What is needed:
Pull out exactly the lines from the line containing "What Altair code" to the line containing "edges.append(edges[-1] + v", both lines included, with pictures removed from the copy.

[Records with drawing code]
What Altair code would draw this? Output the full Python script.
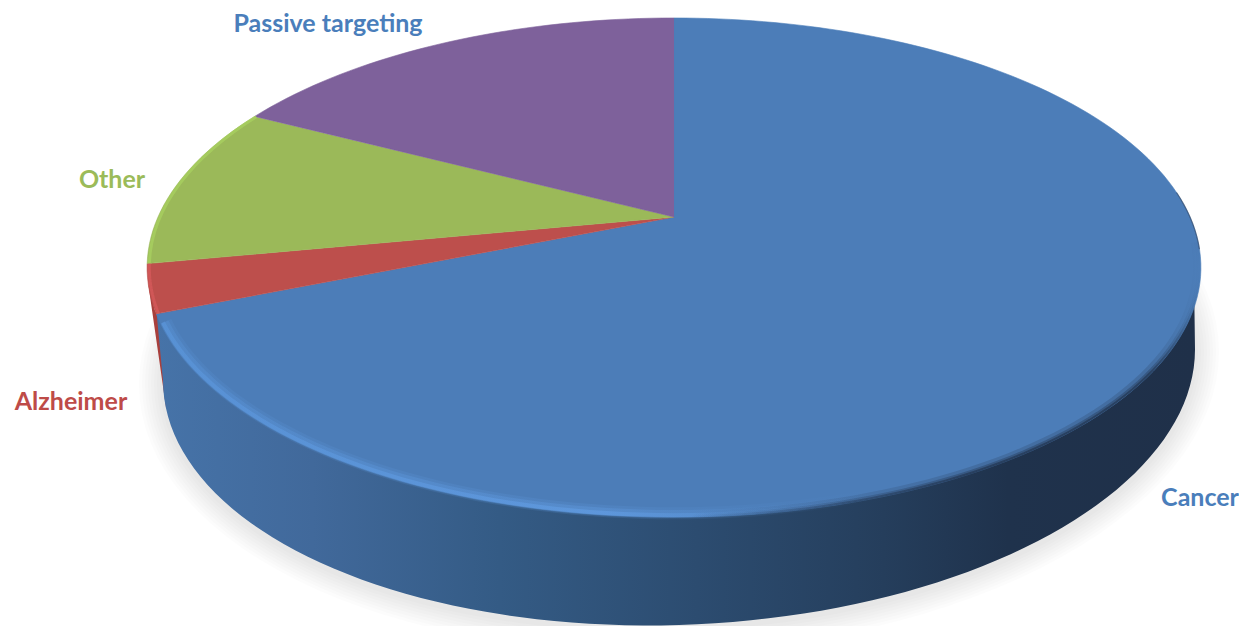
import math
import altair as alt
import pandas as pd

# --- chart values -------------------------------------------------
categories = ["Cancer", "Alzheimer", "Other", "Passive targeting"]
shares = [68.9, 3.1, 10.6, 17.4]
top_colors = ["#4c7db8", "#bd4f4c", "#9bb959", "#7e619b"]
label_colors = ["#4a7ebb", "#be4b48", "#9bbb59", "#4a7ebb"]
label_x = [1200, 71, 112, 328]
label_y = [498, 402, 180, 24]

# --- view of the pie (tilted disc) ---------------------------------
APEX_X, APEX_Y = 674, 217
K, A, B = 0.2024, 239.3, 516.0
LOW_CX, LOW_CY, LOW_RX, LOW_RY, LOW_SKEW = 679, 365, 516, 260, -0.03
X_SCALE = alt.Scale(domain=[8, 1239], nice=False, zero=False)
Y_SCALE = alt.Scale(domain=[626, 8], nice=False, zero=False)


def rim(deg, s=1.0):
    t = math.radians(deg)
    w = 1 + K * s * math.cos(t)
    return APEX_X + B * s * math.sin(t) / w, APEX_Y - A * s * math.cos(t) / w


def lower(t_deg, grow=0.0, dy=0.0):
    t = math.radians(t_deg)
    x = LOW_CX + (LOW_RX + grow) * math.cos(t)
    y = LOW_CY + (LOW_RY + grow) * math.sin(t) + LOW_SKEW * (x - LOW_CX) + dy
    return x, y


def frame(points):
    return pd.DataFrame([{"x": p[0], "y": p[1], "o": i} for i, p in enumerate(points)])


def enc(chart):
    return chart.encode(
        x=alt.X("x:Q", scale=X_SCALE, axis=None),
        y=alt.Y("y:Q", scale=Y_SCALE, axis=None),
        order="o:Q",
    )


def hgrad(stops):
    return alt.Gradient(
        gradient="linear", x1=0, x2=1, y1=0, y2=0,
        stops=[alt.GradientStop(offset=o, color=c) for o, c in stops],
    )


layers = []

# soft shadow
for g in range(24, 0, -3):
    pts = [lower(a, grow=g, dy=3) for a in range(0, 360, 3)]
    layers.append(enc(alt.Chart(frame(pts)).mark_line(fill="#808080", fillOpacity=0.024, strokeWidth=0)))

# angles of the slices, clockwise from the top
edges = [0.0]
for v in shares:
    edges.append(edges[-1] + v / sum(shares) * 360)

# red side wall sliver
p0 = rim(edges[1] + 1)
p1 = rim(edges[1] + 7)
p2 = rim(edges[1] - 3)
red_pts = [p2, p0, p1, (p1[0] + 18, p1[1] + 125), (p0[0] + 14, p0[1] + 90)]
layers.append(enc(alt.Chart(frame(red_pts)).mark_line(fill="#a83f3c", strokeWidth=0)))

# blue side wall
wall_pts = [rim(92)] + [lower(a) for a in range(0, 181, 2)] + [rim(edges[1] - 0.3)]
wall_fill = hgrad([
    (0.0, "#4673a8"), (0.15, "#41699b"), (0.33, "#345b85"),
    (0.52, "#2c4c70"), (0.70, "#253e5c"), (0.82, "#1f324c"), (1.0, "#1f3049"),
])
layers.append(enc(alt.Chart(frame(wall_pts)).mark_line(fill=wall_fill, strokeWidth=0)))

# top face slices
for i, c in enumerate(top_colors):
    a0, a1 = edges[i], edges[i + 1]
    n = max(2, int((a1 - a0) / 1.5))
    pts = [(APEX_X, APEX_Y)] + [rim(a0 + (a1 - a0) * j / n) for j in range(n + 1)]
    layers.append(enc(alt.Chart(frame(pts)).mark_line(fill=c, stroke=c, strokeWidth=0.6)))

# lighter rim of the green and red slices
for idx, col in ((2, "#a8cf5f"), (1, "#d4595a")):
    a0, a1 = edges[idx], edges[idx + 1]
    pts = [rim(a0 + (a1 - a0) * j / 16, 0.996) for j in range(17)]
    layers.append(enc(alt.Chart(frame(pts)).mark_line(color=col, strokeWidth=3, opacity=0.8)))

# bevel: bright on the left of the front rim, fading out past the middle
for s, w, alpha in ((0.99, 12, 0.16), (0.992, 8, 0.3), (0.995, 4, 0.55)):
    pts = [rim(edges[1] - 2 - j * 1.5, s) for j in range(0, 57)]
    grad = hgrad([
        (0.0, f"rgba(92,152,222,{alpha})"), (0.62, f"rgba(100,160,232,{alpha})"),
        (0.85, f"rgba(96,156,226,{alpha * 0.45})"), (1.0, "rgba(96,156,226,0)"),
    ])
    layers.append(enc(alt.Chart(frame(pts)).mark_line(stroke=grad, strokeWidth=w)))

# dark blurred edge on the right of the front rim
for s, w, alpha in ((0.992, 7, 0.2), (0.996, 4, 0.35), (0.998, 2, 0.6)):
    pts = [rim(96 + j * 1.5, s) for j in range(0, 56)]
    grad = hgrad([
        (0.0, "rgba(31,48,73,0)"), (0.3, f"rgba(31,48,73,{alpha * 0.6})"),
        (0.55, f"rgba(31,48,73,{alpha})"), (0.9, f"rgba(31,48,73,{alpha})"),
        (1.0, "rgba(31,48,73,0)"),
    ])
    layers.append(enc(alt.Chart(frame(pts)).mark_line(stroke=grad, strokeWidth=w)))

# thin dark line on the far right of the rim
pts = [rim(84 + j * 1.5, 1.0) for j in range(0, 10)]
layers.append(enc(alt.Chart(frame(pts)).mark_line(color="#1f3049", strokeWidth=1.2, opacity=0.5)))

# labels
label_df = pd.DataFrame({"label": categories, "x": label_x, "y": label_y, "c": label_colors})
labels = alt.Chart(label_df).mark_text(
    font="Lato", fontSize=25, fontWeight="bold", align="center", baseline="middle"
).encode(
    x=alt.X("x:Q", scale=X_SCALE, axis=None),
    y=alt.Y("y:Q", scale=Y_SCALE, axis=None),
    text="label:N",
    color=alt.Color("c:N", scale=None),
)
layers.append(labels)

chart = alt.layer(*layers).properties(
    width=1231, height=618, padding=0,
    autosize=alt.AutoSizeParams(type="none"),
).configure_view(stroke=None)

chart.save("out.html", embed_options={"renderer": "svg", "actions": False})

---

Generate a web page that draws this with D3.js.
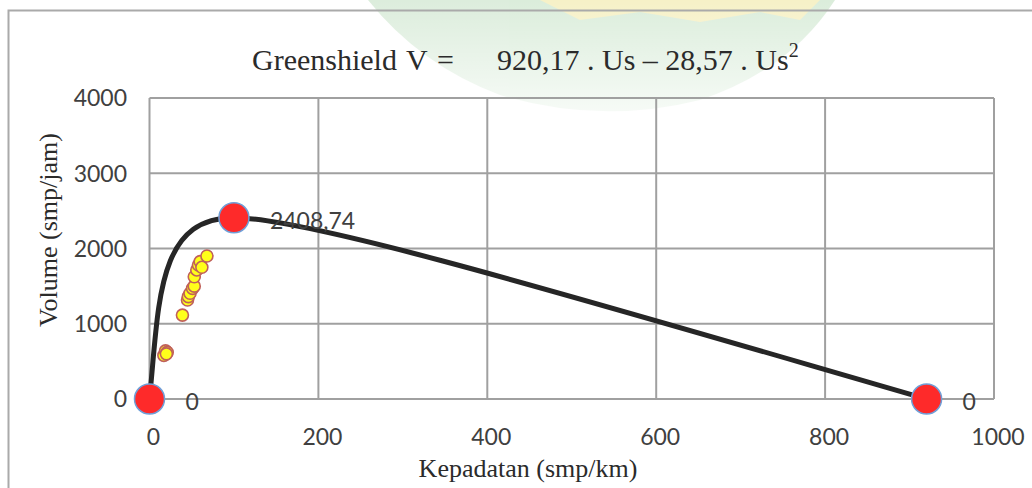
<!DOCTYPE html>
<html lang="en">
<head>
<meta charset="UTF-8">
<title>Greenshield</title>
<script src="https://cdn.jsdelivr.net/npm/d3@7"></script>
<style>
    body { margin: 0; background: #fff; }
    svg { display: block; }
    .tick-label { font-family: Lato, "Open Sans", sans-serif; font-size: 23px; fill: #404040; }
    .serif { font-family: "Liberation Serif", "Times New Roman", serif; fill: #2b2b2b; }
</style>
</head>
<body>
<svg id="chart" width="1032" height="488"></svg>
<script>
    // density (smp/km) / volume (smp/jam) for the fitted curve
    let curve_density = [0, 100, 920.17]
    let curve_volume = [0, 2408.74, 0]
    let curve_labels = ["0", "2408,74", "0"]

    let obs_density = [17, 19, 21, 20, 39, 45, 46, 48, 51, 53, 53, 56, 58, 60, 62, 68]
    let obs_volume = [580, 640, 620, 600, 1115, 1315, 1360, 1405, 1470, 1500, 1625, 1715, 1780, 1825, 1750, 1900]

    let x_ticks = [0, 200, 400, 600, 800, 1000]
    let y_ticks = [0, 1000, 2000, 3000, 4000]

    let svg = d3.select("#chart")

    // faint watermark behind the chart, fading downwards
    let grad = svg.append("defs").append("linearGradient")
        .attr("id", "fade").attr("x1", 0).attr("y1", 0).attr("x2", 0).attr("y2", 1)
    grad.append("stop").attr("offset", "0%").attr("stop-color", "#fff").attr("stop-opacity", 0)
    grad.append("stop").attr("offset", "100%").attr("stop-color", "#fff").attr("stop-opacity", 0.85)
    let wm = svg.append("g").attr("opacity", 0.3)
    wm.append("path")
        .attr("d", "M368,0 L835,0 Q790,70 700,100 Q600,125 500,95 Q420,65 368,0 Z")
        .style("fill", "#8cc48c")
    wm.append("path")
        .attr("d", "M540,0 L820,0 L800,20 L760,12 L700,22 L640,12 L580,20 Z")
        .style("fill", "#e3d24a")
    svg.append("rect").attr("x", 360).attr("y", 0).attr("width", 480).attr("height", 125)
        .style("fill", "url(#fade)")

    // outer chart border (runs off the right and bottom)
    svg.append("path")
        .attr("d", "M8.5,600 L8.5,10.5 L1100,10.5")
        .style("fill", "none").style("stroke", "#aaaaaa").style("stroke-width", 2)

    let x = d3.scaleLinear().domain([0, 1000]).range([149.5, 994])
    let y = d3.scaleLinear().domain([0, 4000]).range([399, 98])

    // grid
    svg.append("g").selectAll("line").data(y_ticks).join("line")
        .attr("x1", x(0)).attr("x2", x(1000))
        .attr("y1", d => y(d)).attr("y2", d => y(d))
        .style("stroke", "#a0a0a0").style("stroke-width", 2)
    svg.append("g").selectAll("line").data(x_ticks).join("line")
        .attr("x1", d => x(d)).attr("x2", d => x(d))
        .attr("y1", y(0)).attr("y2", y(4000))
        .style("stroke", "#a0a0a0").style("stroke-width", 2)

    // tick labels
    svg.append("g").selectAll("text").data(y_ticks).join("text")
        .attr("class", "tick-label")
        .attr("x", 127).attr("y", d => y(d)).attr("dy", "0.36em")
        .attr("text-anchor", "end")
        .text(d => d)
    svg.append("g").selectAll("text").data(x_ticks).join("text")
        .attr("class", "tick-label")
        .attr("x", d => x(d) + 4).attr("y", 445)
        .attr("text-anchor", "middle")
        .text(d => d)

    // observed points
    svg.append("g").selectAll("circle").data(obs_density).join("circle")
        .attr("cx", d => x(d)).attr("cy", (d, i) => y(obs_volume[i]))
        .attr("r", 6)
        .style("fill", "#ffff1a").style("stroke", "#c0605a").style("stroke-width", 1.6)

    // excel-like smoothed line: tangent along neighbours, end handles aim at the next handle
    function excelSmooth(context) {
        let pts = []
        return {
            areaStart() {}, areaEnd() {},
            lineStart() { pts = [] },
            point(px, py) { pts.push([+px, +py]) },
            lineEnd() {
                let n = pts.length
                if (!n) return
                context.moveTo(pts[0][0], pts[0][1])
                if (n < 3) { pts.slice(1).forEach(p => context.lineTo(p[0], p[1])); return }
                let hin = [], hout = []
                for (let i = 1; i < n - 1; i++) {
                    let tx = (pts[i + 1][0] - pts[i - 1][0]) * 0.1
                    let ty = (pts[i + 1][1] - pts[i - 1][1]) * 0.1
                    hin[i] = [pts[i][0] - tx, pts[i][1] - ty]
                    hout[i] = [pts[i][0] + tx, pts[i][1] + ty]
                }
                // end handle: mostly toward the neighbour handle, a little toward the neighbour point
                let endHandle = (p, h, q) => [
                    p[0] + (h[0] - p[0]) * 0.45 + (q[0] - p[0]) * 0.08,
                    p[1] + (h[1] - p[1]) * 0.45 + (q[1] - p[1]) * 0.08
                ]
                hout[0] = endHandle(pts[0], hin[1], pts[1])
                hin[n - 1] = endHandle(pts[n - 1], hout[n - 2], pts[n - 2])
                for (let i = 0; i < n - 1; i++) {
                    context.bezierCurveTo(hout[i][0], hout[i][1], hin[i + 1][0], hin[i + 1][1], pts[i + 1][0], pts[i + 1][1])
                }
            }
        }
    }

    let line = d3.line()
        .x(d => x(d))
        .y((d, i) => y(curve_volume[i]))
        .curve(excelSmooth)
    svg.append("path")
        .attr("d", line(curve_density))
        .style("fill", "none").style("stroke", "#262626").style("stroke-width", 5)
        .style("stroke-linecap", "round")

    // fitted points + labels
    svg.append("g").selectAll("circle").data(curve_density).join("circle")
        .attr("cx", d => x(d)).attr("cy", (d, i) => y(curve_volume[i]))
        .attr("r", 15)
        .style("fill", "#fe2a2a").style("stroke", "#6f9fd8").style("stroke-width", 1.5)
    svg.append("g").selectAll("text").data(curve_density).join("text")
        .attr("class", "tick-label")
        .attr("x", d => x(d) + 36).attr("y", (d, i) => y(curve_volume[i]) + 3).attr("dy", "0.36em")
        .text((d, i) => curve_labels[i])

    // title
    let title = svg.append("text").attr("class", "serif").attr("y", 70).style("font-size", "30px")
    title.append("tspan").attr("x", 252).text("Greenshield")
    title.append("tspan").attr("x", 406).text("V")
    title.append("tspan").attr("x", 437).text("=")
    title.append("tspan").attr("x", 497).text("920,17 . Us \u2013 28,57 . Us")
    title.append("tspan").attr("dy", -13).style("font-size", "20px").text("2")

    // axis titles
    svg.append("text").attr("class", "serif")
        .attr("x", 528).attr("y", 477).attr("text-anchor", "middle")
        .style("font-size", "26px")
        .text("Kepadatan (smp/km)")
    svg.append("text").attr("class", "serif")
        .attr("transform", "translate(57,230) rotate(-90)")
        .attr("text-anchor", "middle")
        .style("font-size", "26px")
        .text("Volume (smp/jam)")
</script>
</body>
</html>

Result below:
What Altair code would draw this? Output the full Python script.
import math
import altair as alt
import pandas as pd

# --- chart values -------------------------------------------------
categories = ["Cancer", "Alzheimer", "Other", "Passive targeting"]
shares = [68.9, 3.1, 10.6, 17.4]
top_colors = ["#4c7db8", "#bd4f4c", "#9bb959", "#7e619b"]
label_colors = ["#4a7ebb", "#be4b48", "#9bbb59", "#4a7ebb"]
label_x = [1200, 71, 112, 328]
label_y = [498, 402, 180, 24]

# --- view of the pie (tilted disc) ---------------------------------
APEX_X, APEX_Y = 674, 217
K, A, B = 0.2024, 239.3, 516.0
LOW_CX, LOW_CY, LOW_RX, LOW_RY, LOW_SKEW = 679, 365, 516, 260, -0.03
X_SCALE = alt.Scale(domain=[8, 1239], nice=False, zero=False)
Y_SCALE = alt.Scale(domain=[626, 8], nice=False, zero=False)


def rim(deg, s=1.0):
    t = math.radians(deg)
    w = 1 + K * s * math.cos(t)
    return APEX_X + B * s * math.sin(t) / w, APEX_Y - A * s * math.cos(t) / w


def lower(t_deg, grow=0.0, dy=0.0):
    t = math.radians(t_deg)
    x = LOW_CX + (LOW_RX + grow) * math.cos(t)
    y = LOW_CY + (LOW_RY + grow) * math.sin(t) + LOW_SKEW * (x - LOW_CX) + dy
    return x, y


def frame(points):
    return pd.DataFrame([{"x": p[0], "y": p[1], "o": i} for i, p in enumerate(points)])


def enc(chart):
    return chart.encode(
        x=alt.X("x:Q", scale=X_SCALE, axis=None),
        y=alt.Y("y:Q", scale=Y_SCALE, axis=None),
        order="o:Q",
    )


def hgrad(stops):
    return alt.Gradient(
        gradient="linear", x1=0, x2=1, y1=0, y2=0,
        stops=[alt.GradientStop(offset=o, color=c) for o, c in stops],
    )


layers = []

# soft shadow
for g in range(24, 0, -3):
    pts = [lower(a, grow=g, dy=3) for a in range(0, 360, 3)]
    layers.append(enc(alt.Chart(frame(pts)).mark_line(fill="#808080", fillOpacity=0.024, strokeWidth=0)))

# angles of the slices, clockwise from the top
edges = [0.0]
for v in shares:
    edges.append(edges[-1] + v / sum(shares) * 360)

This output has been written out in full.